Job:
Say how many lines contain the word "code" and give no other text.

Data supplied:
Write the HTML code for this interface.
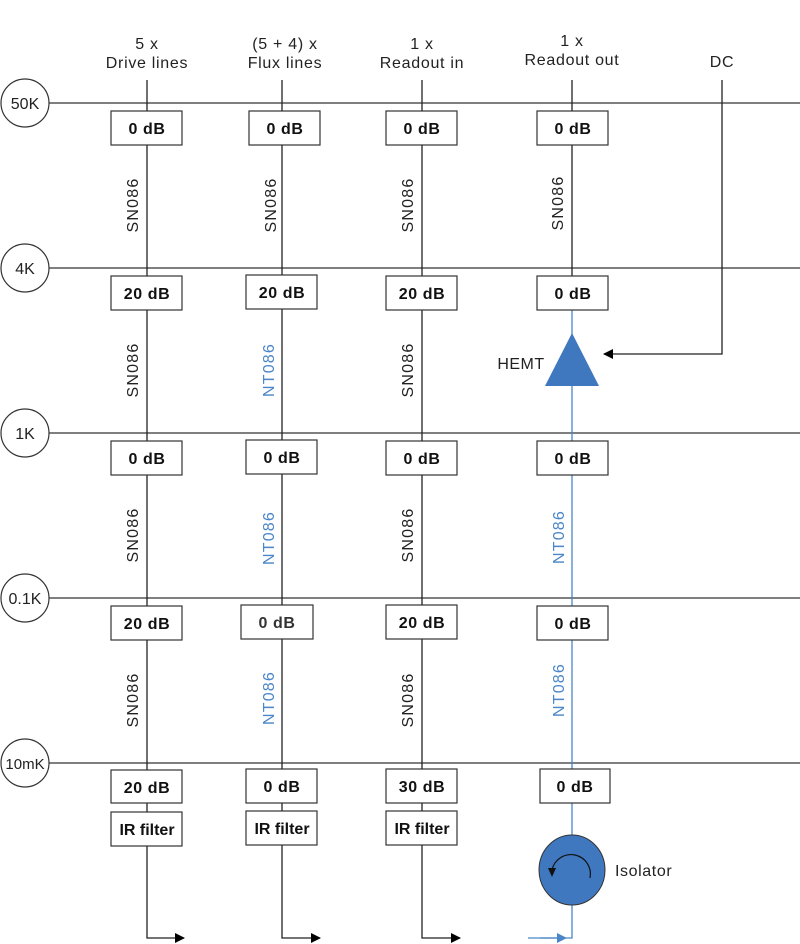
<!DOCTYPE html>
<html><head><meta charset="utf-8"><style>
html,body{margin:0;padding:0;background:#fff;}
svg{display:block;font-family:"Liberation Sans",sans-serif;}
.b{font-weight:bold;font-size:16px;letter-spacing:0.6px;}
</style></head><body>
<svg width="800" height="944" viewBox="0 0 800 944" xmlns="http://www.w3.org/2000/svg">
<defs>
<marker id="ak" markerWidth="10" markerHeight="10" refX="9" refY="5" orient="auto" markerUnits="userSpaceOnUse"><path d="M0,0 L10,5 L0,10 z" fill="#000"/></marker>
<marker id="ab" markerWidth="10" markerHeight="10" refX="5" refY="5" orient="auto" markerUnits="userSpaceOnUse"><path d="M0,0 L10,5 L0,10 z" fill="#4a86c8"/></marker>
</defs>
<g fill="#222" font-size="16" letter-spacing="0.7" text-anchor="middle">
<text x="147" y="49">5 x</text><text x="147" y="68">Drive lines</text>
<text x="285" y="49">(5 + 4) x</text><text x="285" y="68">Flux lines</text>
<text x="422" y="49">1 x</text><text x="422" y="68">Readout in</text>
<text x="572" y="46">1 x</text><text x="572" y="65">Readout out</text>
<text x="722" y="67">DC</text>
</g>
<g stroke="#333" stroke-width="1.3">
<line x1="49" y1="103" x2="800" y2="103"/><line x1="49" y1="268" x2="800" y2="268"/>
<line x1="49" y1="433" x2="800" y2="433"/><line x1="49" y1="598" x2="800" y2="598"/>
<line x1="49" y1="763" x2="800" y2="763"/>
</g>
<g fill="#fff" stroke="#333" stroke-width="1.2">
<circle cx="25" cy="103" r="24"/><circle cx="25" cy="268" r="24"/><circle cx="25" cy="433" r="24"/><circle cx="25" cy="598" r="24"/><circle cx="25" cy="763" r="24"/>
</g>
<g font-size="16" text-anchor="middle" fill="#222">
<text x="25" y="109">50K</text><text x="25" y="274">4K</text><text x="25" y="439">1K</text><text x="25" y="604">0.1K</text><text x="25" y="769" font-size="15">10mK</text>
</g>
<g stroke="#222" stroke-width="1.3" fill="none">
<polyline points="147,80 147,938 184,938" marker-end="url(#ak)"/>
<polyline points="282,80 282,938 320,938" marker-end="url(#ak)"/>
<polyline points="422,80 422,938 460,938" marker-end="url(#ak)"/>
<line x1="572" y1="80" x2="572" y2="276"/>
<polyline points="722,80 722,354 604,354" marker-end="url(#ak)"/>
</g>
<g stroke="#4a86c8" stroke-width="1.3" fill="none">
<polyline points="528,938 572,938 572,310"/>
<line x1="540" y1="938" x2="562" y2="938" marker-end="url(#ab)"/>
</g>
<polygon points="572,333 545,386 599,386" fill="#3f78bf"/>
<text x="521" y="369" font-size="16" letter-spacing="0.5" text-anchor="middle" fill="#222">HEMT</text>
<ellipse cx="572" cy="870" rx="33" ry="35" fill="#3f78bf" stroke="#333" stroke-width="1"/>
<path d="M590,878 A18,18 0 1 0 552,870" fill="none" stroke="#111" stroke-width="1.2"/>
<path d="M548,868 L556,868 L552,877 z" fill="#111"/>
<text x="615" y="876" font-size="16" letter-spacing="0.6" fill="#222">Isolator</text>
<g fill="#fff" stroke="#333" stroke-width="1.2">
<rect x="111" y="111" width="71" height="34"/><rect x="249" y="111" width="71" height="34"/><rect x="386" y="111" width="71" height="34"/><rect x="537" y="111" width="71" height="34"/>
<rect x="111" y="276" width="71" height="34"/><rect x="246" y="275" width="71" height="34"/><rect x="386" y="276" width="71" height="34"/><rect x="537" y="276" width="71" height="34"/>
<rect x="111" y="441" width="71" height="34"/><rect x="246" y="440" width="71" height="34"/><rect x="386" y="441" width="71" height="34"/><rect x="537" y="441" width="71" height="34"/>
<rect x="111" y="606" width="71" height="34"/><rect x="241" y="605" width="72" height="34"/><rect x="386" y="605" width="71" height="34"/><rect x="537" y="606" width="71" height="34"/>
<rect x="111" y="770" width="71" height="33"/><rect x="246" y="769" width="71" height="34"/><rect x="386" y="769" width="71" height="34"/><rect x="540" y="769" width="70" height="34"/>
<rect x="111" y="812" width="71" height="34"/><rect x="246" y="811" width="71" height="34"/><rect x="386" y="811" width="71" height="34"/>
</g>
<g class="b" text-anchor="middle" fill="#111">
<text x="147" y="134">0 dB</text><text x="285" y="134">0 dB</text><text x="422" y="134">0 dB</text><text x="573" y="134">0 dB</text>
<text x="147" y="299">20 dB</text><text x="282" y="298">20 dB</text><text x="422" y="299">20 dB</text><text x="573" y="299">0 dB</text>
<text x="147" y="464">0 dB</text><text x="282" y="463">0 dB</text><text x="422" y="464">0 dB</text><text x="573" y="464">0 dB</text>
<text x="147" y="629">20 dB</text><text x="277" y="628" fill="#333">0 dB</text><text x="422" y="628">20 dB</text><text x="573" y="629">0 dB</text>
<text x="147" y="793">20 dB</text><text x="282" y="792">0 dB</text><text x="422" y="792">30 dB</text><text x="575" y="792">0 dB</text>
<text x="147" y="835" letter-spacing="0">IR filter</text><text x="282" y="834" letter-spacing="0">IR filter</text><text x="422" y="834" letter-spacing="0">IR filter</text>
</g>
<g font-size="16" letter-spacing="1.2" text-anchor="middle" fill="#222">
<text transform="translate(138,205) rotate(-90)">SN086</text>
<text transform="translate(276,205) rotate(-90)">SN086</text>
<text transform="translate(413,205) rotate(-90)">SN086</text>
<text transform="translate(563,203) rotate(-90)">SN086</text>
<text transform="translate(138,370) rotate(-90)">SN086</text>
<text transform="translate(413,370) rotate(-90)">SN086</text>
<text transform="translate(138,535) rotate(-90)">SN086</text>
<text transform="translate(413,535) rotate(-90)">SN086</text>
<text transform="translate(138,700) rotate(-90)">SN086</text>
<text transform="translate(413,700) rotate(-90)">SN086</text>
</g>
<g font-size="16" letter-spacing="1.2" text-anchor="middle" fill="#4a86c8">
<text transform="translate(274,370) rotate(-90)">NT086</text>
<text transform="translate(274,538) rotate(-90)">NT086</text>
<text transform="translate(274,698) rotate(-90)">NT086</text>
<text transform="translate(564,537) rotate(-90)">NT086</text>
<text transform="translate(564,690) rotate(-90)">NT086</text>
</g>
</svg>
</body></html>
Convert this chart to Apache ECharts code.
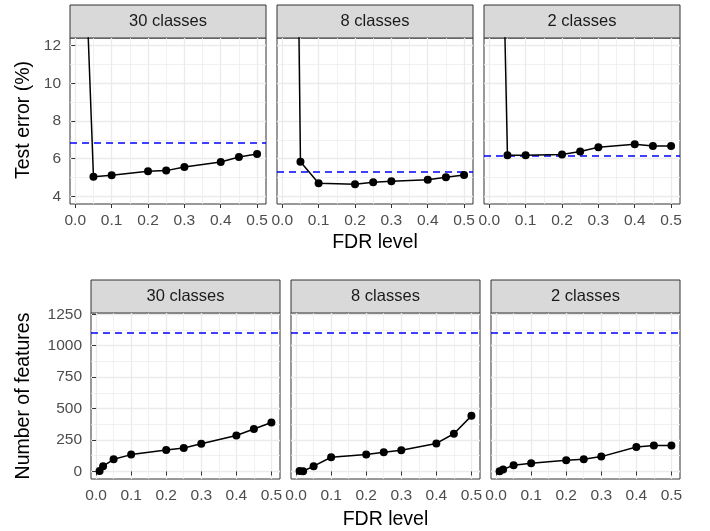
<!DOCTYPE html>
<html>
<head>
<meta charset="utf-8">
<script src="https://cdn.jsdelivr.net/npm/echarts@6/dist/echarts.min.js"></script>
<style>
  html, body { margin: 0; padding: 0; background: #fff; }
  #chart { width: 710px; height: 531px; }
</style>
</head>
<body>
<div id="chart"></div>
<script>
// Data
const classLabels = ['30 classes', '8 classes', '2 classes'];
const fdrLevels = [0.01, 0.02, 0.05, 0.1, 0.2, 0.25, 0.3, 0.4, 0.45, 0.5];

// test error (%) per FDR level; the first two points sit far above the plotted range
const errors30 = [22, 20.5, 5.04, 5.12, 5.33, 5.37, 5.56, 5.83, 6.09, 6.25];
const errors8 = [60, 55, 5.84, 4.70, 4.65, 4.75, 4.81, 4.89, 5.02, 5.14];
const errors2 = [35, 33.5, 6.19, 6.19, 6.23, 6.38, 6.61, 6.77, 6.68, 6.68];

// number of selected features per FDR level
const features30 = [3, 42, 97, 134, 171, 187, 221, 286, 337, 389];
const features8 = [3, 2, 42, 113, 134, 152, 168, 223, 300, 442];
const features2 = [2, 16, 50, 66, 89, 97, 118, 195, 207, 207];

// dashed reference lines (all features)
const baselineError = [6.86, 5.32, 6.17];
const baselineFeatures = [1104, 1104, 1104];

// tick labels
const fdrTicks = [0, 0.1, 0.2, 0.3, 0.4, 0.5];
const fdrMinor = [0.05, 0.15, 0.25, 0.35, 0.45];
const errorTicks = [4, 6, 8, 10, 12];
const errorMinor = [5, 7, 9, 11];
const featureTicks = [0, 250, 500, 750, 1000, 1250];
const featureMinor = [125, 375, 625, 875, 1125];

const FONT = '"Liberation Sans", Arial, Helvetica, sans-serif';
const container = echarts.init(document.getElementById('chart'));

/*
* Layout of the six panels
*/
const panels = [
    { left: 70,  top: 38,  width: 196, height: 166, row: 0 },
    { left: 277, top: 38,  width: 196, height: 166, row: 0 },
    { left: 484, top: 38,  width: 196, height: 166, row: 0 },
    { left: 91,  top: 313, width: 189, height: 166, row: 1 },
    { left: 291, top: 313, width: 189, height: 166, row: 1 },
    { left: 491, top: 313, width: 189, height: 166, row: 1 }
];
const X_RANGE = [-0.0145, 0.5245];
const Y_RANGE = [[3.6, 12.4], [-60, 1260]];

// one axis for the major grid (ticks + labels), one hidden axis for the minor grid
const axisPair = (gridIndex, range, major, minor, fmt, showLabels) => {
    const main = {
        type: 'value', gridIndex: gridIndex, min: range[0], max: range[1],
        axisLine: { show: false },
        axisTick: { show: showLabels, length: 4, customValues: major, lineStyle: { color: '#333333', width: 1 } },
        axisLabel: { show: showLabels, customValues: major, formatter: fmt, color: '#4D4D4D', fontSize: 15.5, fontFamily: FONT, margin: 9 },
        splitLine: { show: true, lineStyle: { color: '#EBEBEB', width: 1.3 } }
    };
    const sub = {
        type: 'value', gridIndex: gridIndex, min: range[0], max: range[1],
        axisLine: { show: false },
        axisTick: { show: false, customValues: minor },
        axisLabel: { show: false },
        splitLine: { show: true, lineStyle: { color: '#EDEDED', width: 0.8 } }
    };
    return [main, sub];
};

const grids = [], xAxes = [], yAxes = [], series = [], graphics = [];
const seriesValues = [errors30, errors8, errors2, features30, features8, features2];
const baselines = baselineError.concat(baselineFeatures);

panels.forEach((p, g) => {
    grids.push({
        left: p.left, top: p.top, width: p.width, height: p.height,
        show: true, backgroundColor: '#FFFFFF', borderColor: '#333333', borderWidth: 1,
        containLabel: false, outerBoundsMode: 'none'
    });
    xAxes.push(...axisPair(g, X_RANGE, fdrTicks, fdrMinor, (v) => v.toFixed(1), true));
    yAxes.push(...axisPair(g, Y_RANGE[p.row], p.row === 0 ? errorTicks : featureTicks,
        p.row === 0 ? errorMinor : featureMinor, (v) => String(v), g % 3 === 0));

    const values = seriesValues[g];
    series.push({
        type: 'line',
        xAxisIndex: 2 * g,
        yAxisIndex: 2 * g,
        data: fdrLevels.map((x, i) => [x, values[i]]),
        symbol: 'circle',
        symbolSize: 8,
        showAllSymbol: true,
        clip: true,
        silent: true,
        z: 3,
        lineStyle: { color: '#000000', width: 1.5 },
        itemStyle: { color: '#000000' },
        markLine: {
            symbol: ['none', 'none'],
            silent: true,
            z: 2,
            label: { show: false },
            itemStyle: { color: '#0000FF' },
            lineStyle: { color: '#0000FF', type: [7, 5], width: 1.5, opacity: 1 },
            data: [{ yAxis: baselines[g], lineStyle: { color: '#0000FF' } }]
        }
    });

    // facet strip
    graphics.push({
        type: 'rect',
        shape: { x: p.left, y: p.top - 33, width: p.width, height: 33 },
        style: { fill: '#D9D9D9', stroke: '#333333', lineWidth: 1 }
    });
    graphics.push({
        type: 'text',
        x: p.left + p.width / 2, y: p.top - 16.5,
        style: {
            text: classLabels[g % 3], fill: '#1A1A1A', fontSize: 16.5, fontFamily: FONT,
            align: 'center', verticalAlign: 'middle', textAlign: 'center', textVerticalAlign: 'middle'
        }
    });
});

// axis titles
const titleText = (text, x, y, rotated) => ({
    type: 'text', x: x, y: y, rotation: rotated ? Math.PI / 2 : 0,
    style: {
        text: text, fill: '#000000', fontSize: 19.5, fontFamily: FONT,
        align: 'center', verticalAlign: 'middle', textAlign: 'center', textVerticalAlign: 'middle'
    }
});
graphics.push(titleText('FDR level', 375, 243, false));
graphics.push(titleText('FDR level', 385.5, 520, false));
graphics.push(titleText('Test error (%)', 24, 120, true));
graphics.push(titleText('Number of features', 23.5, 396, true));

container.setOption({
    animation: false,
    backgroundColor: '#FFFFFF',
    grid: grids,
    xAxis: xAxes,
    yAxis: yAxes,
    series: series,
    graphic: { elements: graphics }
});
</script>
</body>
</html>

Complete output:
2